While compromise may be an inevitable part of signing to a major label, Evan expresses no apprehension toward the relationship. Given his preference for collaborative writing, working under Sony NZ has provided a number of opportunities to experiment with people he otherwise might not have had access to. If anything, his only concern going into it was a matter of self-confidence.

“I think, obviously signing up with a label out of high school, I was naturally intimidated by what I was meant to achieve… but that’s eased off now. That was a very normal thing to kind of hesitate, or at least give it the time it needed to know how it worked. But I’ve been working with the same people now for four years, so I’m a lot more comfortable with the dynamic there, and it doesn’t play a big role for me. Its just creating good things with good people. It’s less about this business-y thing than people might see it as.”
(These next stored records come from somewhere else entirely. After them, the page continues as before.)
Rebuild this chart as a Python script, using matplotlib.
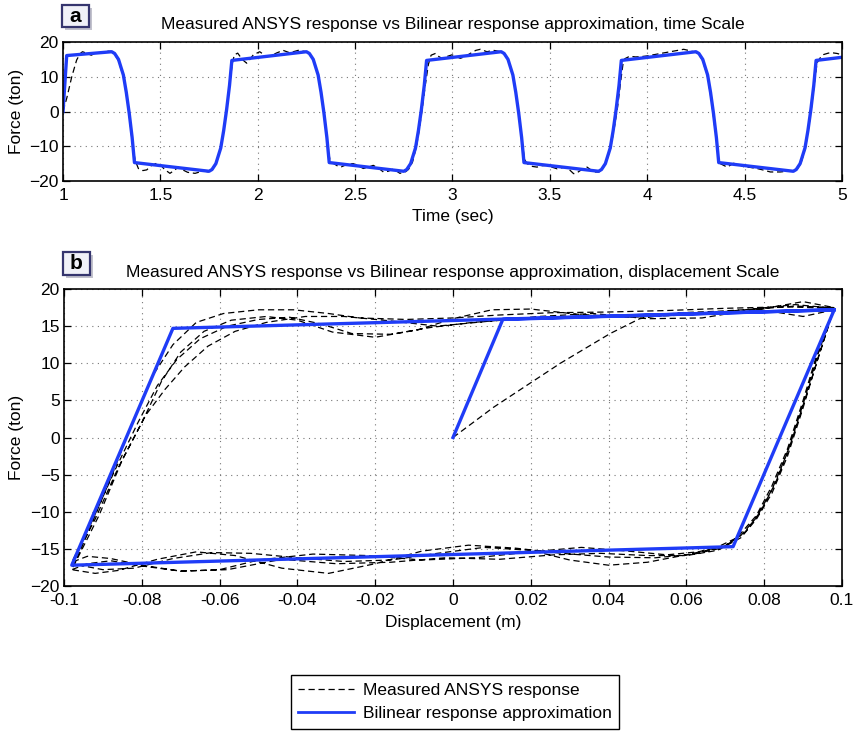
import numpy as np
import matplotlib
matplotlib.use('Agg')
import matplotlib.pyplot as plt
from matplotlib.patches import Rectangle
from matplotlib.lines import Line2D

plt.rcParams['font.family'] = ['Liberation Sans', 'DejaVu Sans']

W, H = 854, 732
BLUE = '#1f3cf7'

# ---- panel a: force vs time ----
BILIN_T = [1.000, 1.019, 1.250, 1.265, 1.285, 1.310, 1.325, 1.340, 1.355, 1.367,
           1.750, 1.765, 1.785, 1.810, 1.825, 1.840, 1.855, 1.867,
           2.250, 2.265, 2.285, 2.310, 2.325, 2.340, 2.355, 2.367,
           2.750, 2.765, 2.785, 2.810, 2.825, 2.840, 2.855, 2.867,
           3.250, 3.265, 3.285, 3.310, 3.325, 3.340, 3.355, 3.367,
           3.750, 3.765, 3.785, 3.810, 3.825, 3.840, 3.855, 3.867,
           4.250, 4.265, 4.285, 4.310, 4.325, 4.340, 4.355, 4.367,
           4.750, 4.765, 4.785, 4.810, 4.825, 4.840, 4.855, 4.867, 5.000]
BILIN_F = [0.0, 16.1, 17.2, 16.7, 15.0, 10.5, 5.5, -0.5, -7.5, -14.7,
           -17.2, -16.7, -15.0, -10.5, -5.5, 0.5, 7.5, 14.7,
           17.2, 16.7, 15.0, 10.5, 5.5, -0.5, -7.5, -14.7,
           -17.2, -16.7, -15.0, -10.5, -5.5, 0.5, 7.5, 14.7,
           17.2, 16.7, 15.0, 10.5, 5.5, -0.5, -7.5, -14.7,
           -17.2, -16.7, -15.0, -10.5, -5.5, 0.5, 7.5, 14.7,
           17.2, 16.7, 15.0, 10.5, 5.5, -0.5, -7.5, -14.7,
           -17.2, -16.7, -15.0, -10.5, -5.5, 0.5, 7.5, 14.7, 15.6]

MEAS_T = [1.000, 1.020, 1.045, 1.070, 1.087, 1.100, 1.120, 1.145, 1.170, 1.195, 1.220, 1.245,
          1.265, 1.285, 1.310, 1.325, 1.340, 1.355, 1.370, 1.387,
          1.410, 1.430, 1.455, 1.481, 1.500, 1.520, 1.549, 1.570, 1.592, 1.615, 1.640, 1.678, 1.720, 1.750,
          1.765, 1.788, 1.812, 1.827, 1.842, 1.857, 1.870,
          1.880, 1.897, 1.920, 1.943, 1.960, 1.977, 2.010, 2.046, 2.070, 2.095, 2.130, 2.164, 2.190, 2.208, 2.250,
          2.268, 2.287, 2.312, 2.327, 2.342, 2.357, 2.370, 2.388,
          2.410, 2.430, 2.460, 2.490, 2.515, 2.542, 2.568, 2.593, 2.620, 2.645, 2.670, 2.696, 2.730, 2.760,
          2.775, 2.795, 2.815, 2.830, 2.845, 2.860, 2.876,
          2.890, 2.912, 2.930, 2.946, 2.970, 2.997, 3.020, 3.040, 3.065, 3.091, 3.120, 3.143, 3.177, 3.210, 3.250,
          3.268, 3.287, 3.312, 3.327, 3.342, 3.357, 3.370, 3.383,
          3.410, 3.434, 3.460, 3.485, 3.510, 3.537, 3.560, 3.588, 3.605, 3.622, 3.640, 3.656, 3.691, 3.725, 3.752,
          3.770, 3.790, 3.812, 3.830, 3.847, 3.862, 3.875,
          3.885, 3.910, 3.940, 3.970, 4.000, 4.030, 4.067, 4.100, 4.118, 4.150, 4.187, 4.210, 4.238,
          4.258, 4.282, 4.308, 4.323, 4.338, 4.353, 4.367, 4.375,
          4.410, 4.444, 4.470, 4.495, 4.530, 4.563, 4.600, 4.632, 4.683, 4.735, 4.752,
          4.770, 4.790, 4.812, 4.828, 4.843, 4.858, 4.872,
          4.890, 4.906, 4.930, 4.950, 4.975, 5.000]
MEAS_F = [0.0, 4.0, 10.0, 14.8, 16.6, 17.2, 16.8, 16.2, 16.9, 17.0, 17.4, 17.3,
          16.5, 14.6, 10.0, 5.0, -1.0, -8.5, -14.0, -16.4,
          -17.0, -16.8, -15.5, -14.9, -15.3, -16.6, -17.8, -17.0, -16.0, -16.8, -17.5, -17.8, -17.1, -17.4,
          -16.9, -14.8, -10.0, -5.0, 1.0, 8.5, 14.0,
          16.3, 16.8, 15.0, 13.9, 15.0, 16.3, 17.2, 15.8, 16.0, 16.8, 17.6, 16.9, 17.3, 17.6, 17.2,
          16.5, 14.6, 10.0, 5.0, -1.0, -8.5, -13.8, -14.9,
          -15.7, -15.9, -15.2, -15.0, -15.6, -16.4, -16.0, -15.5, -16.3, -17.4, -17.2, -16.5, -17.8, -17.3,
          -16.6, -14.5, -10.0, -5.0, 1.0, 7.5, 13.5,
          16.2, 16.7, 15.8, 15.3, 15.8, 16.3, 15.8, 15.3, 15.8, 16.7, 17.6, 17.9, 17.2, 17.6, 17.2,
          16.5, 14.6, 10.0, 5.0, -1.0, -8.5, -13.8, -15.0,
          -15.8, -16.0, -15.6, -15.5, -16.0, -16.5, -16.2, -16.0, -17.0, -17.9, -17.6, -17.0, -16.0, -17.4, -17.4,
          -16.5, -14.5, -10.5, -5.0, 1.0, 8.0, 13.5,
          15.2, 15.9, 15.7, 15.8, 16.0, 16.3, 16.7, 17.0, 17.2, 17.5, 17.9, 17.6, 17.2,
          16.8, 15.0, 10.5, 5.5, -0.5, -7.5, -14.0, -15.0,
          -16.0, -14.9, -15.3, -15.9, -16.1, -16.4, -16.9, -17.4, -17.4, -17.1, -17.2,
          -16.6, -14.8, -10.5, -5.0, 1.0, 8.0, 14.0,
          15.6, 16.4, 16.8, 16.9, 16.7, 16.3]

# ---- panel b: force vs displacement ----
BILIN_D = [0.0, 0.0128, 0.098, 0.072, -0.098, -0.072, 0.098]
BILIN_FD = [0.0, 15.9, 17.2, -14.7, -17.2, 14.7, 17.2]

INIT_D = [0.000, 0.0105, 0.0276, 0.0404, 0.048, 0.058, 0.068, 0.078, 0.088, 0.098]
INIT_F = [0.0, 4.1, 10.0, 14.0, 16.0, 16.8, 17.0, 17.3, 17.7, 17.5]

L1_D = [0.098, 0.094, 0.090, 0.086, 0.082, 0.078, 0.074, 0.069, 0.062, 0.052, 0.040, 0.028, 0.016,
        0.004, -0.008, -0.020, -0.032, -0.044, -0.056, -0.066, -0.076, -0.086, -0.092, -0.098]
L1_F = [17.5, 11.5, 4.5, -2.0, -7.0, -10.8, -13.2, -14.9, -15.7, -16.2, -16.1, -15.6, -14.9,
        -14.5, -15.3, -17.0, -18.3, -17.6, -15.9, -15.4, -16.4, -17.9, -18.3, -17.8]
U1_D = [-0.098, -0.094, -0.088, -0.082, -0.077, -0.072, -0.066, -0.059, -0.050, -0.041, -0.032,
        -0.024, -0.012, 0.000, 0.012, 0.025, 0.040, 0.055, 0.070, 0.085, 0.098]
U1_F = [-17.8, -13.0, -5.5, 2.5, 8.5, 12.5, 15.5, 16.7, 17.2, 17.2, 16.7,
        16.1, 15.9, 16.1, 16.5, 16.8, 16.9, 17.1, 17.4, 17.6, 17.4]
L2_D = [0.098, 0.094, 0.090, 0.086, 0.082, 0.078, 0.073, 0.067, 0.060, 0.050, 0.040, 0.030, 0.020,
        0.008, -0.004, -0.016, -0.028, -0.040, -0.052, -0.062, -0.072, -0.082, -0.090, -0.098]
L2_F = [17.4, 12.0, 5.0, -1.5, -6.5, -10.5, -13.5, -15.0, -15.8, -16.8, -17.2, -16.5, -15.2,
        -14.8, -15.6, -16.5, -16.7, -16.2, -15.6, -15.5, -16.3, -17.6, -17.8, -17.0]
U2_D = [-0.098, -0.092, -0.086, -0.080, -0.075, -0.070, -0.064, -0.057, -0.048, -0.040, -0.031,
        -0.020, -0.009, 0.000, 0.010, 0.020, 0.032, 0.045, 0.060, 0.075, 0.088, 0.098]
U2_F = [-17.0, -11.0, -4.0, 2.0, 7.5, 11.5, 14.3, 15.8, 16.3, 15.8, 14.2,
        13.5, 14.5, 16.0, 17.2, 17.3, 16.6, 16.2, 16.5, 17.2, 17.9, 17.4]
L3_D = [0.098, 0.095, 0.091, 0.087, 0.083, 0.079, 0.075, 0.070, 0.063, 0.055, 0.045, 0.033, 0.020,
        0.006, -0.008, -0.022, -0.036, -0.050, -0.060, -0.070, -0.080, -0.088, -0.094, -0.098]
L3_F = [17.4, 12.5, 6.0, -0.5, -6.0, -10.0, -12.8, -14.6, -15.4, -15.8, -15.3, -14.8, -15.4,
        -16.2, -16.5, -15.9, -15.7, -16.5, -17.8, -18.0, -17.2, -16.3, -16.0, -16.8]
U3_D = [-0.098, -0.093, -0.087, -0.081, -0.076, -0.071, -0.065, -0.058, -0.050, -0.042, -0.034,
        -0.026, -0.016, -0.006, 0.005, 0.018, 0.032, 0.048, 0.062, 0.076, 0.090, 0.098]
U3_F = [-16.8, -11.5, -4.5, 2.0, 7.0, 10.5, 13.3, 15.0, 15.9, 16.2, 15.3,
        14.0, 13.9, 14.8, 15.5, 16.0, 16.3, 16.3, 16.6, 17.0, 18.3, 17.5]
L4_D = [0.098, 0.094, 0.090, 0.086, 0.082, 0.078, 0.074, 0.068, 0.060, 0.050, 0.038, 0.026, 0.012,
        -0.002, -0.016, -0.030, -0.044, -0.058, -0.070, -0.080, -0.088, -0.094, -0.098]
L4_F = [17.5, 11.0, 4.0, -2.5, -7.5, -11.0, -13.5, -15.2, -15.9, -15.9, -15.6, -15.8, -16.4,
        -16.2, -16.8, -17.0, -16.4, -17.8, -18.0, -17.3, -16.6, -17.0, -17.8]
U4_D = [-0.098, -0.091, -0.085, -0.079, -0.074, -0.069, -0.063, -0.056, -0.048, -0.038, -0.028,
        -0.016, -0.004, 0.008, 0.022, 0.036, 0.050, 0.064, 0.078, 0.090, 0.098]
U4_F = [-17.8, -10.5, -3.0, 3.0, 6.5, 9.5, 12.3, 14.3, 15.5, 16.3, 16.3,
        15.7, 15.0, 15.6, 16.3, 16.7, 16.0, 16.1, 17.3, 16.3, 17.2]

TITLE_A = 'Measured ANSYS response vs Bilinear response approximation, time Scale'
TITLE_B = 'Measured ANSYS response vs Bilinear response approximation, displacement Scale'
LEG_LABELS = ['Measured ANSYS response', 'Bilinear response approximation']

DASH = (0, (5, 3))
FS = 12.5


def style(ax):
    ax.grid(True, color='#777777', linestyle=(0, (1, 4)), linewidth=0.8)
    ax.tick_params(direction='in', top=True, right=True, length=5, width=0.9,
                   labelsize=FS, colors='black')
    ax.tick_params(axis='x', pad=5)
    ax.tick_params(axis='y', pad=3)
    for sp in ax.spines.values():
        sp.set_linewidth(1.2)


def tag(fig, x0, y0, w, h, letter):
    sh = Rectangle(((x0 + 3) / W, 1 - (y0 + h + 3) / H), w / W, h / H,
                   transform=fig.transFigure, fc='#a8a8b8', ec='none', alpha=0.7)
    box = Rectangle((x0 / W, 1 - (y0 + h) / H), w / W, h / H,
                    transform=fig.transFigure, fc='#f0f1f8', ec='#35356e', lw=1.6)
    fig.patches.extend([sh, box])
    fig.text((x0 + w / 2) / W, 1 - (y0 + h / 2) / H, letter, ha='center', va='center',
             fontsize=15, fontweight='bold')


fig = plt.figure(figsize=(W / 100, H / 100), dpi=100)

ax1 = fig.add_axes([63 / W, 1 - 181 / H, 779 / W, 139 / H])
ax1.plot(MEAS_T, MEAS_F, color='black', lw=0.9, linestyle=DASH)
ax1.plot(BILIN_T, BILIN_F, color=BLUE, lw=2.4)
ax1.set_xlim(1, 5)
ax1.set_ylim(-20, 20)
ax1.set_xticks([1, 1.5, 2, 2.5, 3, 3.5, 4, 4.5, 5])
ax1.set_xticklabels(['1', '1.5', '2', '2.5', '3', '3.5', '4', '4.5', '5'])
ax1.set_yticks([-20, -10, 0, 10, 20])
style(ax1)
ax1.set_title(TITLE_A, fontsize=FS, pad=9)
ax1.set_xlabel('Time (sec)', fontsize=FS)
ax1.set_ylabel('Force (ton)', fontsize=FS)
ax1.xaxis.set_label_coords(0.5, -0.2)
ax1.yaxis.set_label_coords(-0.05, 0.5)

ax2 = fig.add_axes([64 / W, 1 - 586 / H, 778 / W, 297 / H])
meas_d = np.concatenate([INIT_D, L1_D, U1_D, L2_D, U2_D, L3_D, U3_D, L4_D, U4_D])
meas_f = np.concatenate([INIT_F, L1_F, U1_F, L2_F, U2_F, L3_F, U3_F, L4_F, U4_F])
ax2.plot(meas_d, meas_f, color='black', lw=0.9, linestyle=DASH)
ax2.plot(BILIN_D, BILIN_FD, color=BLUE, lw=2.4)
ax2.set_xlim(-0.1, 0.1)
ax2.set_ylim(-20, 20)
xt = np.round(np.arange(-0.1, 0.1001, 0.02), 2)
ax2.set_xticks(xt)
ax2.set_xticklabels(['-0.1', '-0.08', '-0.06', '-0.04', '-0.02', '0',
                     '0.02', '0.04', '0.06', '0.08', '0.1'])
ax2.set_yticks(np.arange(-20, 21, 5))
style(ax2)
ax2.set_title(TITLE_B, fontsize=FS, pad=9)
ax2.set_xlabel('Displacement (m)', fontsize=FS)
ax2.set_ylabel('Force (ton)', fontsize=FS)
ax2.xaxis.set_label_coords(0.5, -0.098)
ax2.yaxis.set_label_coords(-0.051, 0.5)

tag(fig, 62, 5, 27, 22, 'a')
tag(fig, 63, 252, 27, 23, 'b')

handles = [Line2D([], [], color='black', lw=0.9, linestyle=DASH),
           Line2D([], [], color=BLUE, lw=2.0)]
leg = fig.legend(handles, LEG_LABELS, loc='lower center', bbox_to_anchor=(455 / W, 3 / H),
                 fontsize=FS, frameon=True, fancybox=False, edgecolor='black',
                 framealpha=1, handlelength=3.2, handletextpad=0.5, borderpad=0.45,
                 labelspacing=0.45, borderaxespad=0)
leg.get_frame().set_linewidth(1.0)

fig.savefig('out.png', dpi=100)
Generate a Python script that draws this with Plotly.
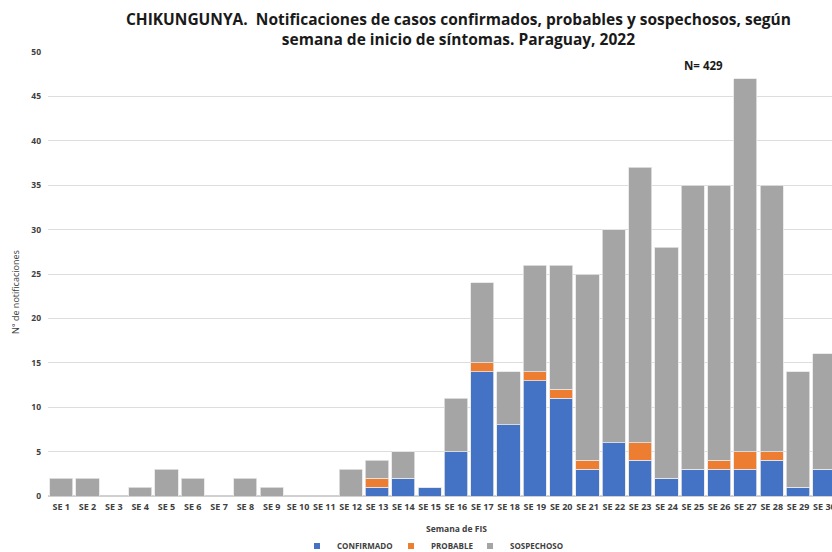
import plotly.graph_objects as go

semanas = [f"SE {i}" for i in range(1, 31)]
confirmado = [0, 0, 0, 0, 0, 0, 0, 0, 0, 0, 0, 0, 1, 2, 1, 5, 14, 8, 13, 11, 3, 6, 4, 2, 3, 3, 3, 4, 1, 3]
probable   = [0, 0, 0, 0, 0, 0, 0, 0, 0, 0, 0, 0, 1, 0, 0, 0, 1, 0, 1, 1, 1, 0, 2, 0, 0, 1, 2, 1, 0, 0]
sospechoso = [2, 2, 0, 1, 3, 2, 0, 2, 1, 0, 0, 3, 2, 3, 0, 6, 9, 6, 12, 14, 21, 24, 31, 26, 32, 31, 42, 30, 13, 13]
y_ticks = list(range(0, 51, 5))

FONT = "Open Sans"
series = [("CONFIRMADO", confirmado, "#4472C4"),
          ("PROBABLE", probable, "#ED7D31"),
          ("SOSPECHOSO", sospechoso, "#A5A5A5")]
legend_ids = ["legend", "legend2", "legend3"]
legend_x = [297, 391, 470]

fig = go.Figure()
for name, vals, col in series:
    fig.add_trace(go.Bar(x=semanas, y=vals, name=name, showlegend=False,
                         marker=dict(color=col, line=dict(color="#E6E6E6", width=0.8))))
# legend entries with small square symbols, one legend each
for (name, vals, col), lid in zip(series, legend_ids):
    fig.add_trace(go.Scatter(x=[None], y=[None], mode="markers", name=name, legend=lid,
                             marker=dict(symbol="square", size=6, color=col)))

legend_common = dict(orientation="h", xref="container", xanchor="left",
                     yref="container", y=1 - 546 / 552, yanchor="middle",
                     bgcolor="rgba(0,0,0,0)", itemwidth=30,
                     font=dict(size=8, family=FONT, color="#404040", weight="bold"))

fig.update_layout(
    barmode="stack", bargap=0.12,
    width=832, height=552,
    margin=dict(l=48, r=0, t=52, b=56, autoexpand=False),
    plot_bgcolor="white", paper_bgcolor="white",
    font=dict(family=FONT, color="#404040"),
    title=dict(text="<b>CHIKUNGUNYA.  Notificaciones de casos confirmados, probables y sospechosos, según<br>semana de inicio de síntomas. Paraguay, 2022</b>",
               x=0.551, xanchor="center", yref="container", y=1 - 25 / 552, yanchor="middle",
               font=dict(size=15.5, family=FONT, color="#1a1a1a")),
    xaxis=dict(range=[-0.5, 29.29], tickfont=dict(size=9, family=FONT, color="#404040", weight="bold"),
               showgrid=False, showline=False, ticks="", tickangle=0, ticklabelstandoff=4),
    yaxis=dict(range=[0, 50], tickvals=y_ticks, tickfont=dict(size=8.5, family=FONT, color="#404040", weight="bold"),
               gridcolor="#DDDDDD", gridwidth=1, zeroline=True, zerolinecolor="#D0D0D0",
               ticks="", ticklabelstandoff=6),
    legend=dict(x=legend_x[0] / 832, **legend_common),
    legend2=dict(x=legend_x[1] / 832, **legend_common),
    legend3=dict(x=legend_x[2] / 832, **legend_common),
    annotations=[
        dict(text="<b>N= 429</b>", x=(703 - 48) / 784, xref="paper", y=(496 - 65) / 444, yref="paper",
             xanchor="center", yanchor="middle", showarrow=False,
             font=dict(size=11.5, family=FONT, color="#1a1a1a")),
        dict(text="<b>Semana de FIS</b>", x=(457 - 48) / 784, xref="paper", y=(496 - 528) / 444, yref="paper",
             xanchor="center", yanchor="middle", showarrow=False,
             font=dict(size=8.5, family=FONT, color="#404040")),
        dict(text="N° de notificaciones", x=(15 - 48) / 784, xref="paper", y=(496 - 292) / 444, yref="paper",
             xanchor="center", yanchor="middle", showarrow=False, textangle=-90,
             font=dict(size=9, family=FONT, color="#404040")),
    ],
)

fig.write_html("out.html", config={"displayModeBar": False},
               post_script="document.body.style.margin='0';document.body.style.overflow='hidden';")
Having worked in a factory while putting together his first EP, Evan is now ‘working’ as Maala full time. While playing music full time might be the dream for many aspiring musicians, Evan conveys a sense of indifference, seeing it more as a stage he’s at – albeit one he’s enjoying.

“I’m motivated to do music right now, like I’m really driven and I have a relentless amount of energy to keep writing at this point. But I know that I will change my mind and I will wanna try other things – whether that’s in a musical world or not. I don’t see the fulltime career in music thing driving me, it’s more just liking writing, and if I can do that to an audience then that’s awesome, but I’m not holding out for that.”